Pérmitanme trasladarme a otro ámbito literario, al ámbito de otra literatura, para ejemplificar lo que quiero decir, porque esto vale para todas las lenguas, para todas las literaturas, y eso es también lo que deseo resaltar. En la literatura alemana están las traducciones de Shakespeare que empezó August Wilhelm Schlegel a finales del siglo xviii y comienzos del xix. Han quedado entreveradas en el acervo literario alemán en el mismo plano que los dramas de Schiller o de Goethe. En la obra del escritor austríaco Karl Kraus, a la que me he dedicado bastante, Shakespeare es mencionado y citado muchísimas veces, cientos de veces, pero qué cita Karl Kraus: esas traducciones realizadas por Schlegel, versiones que Kraus elogia y admira y a las que recurre una y otra vez en sus escritos.

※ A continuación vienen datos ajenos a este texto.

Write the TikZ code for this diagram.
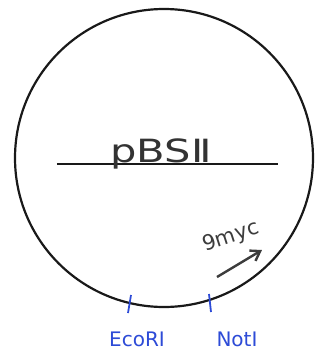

Pues bien, Schlegel no completó sus traducciones de Shakespeare, llegó a diecisiete obras, lo dejó y se mostró de acuerdo con la propuesta del editor de que su amigo Ludwig Tieck continuara la labor a pesar de que no confiaba mucho en su pericia. De hecho, Tieck sólo se ocupó de las notas, pero no tradujo. Eso lo hicieron su hija Dorothea Tieck, con seis obras, y el conde Wolf Heinrich von Baudissin, con trece. Aun así, por razones de prestigio, el teatro completo de Shakespeare en alemán se publicó, se conoció y se divulgó como traducido por August Wilhelm Schlegel y Ludwig Tieck. Su hija Dorothea Tieck y el conde von Baudissin habían desaparecido del mapa. La desaparición, la inexistencia, es el abismo ante el cual se encuentra siempre el traductor.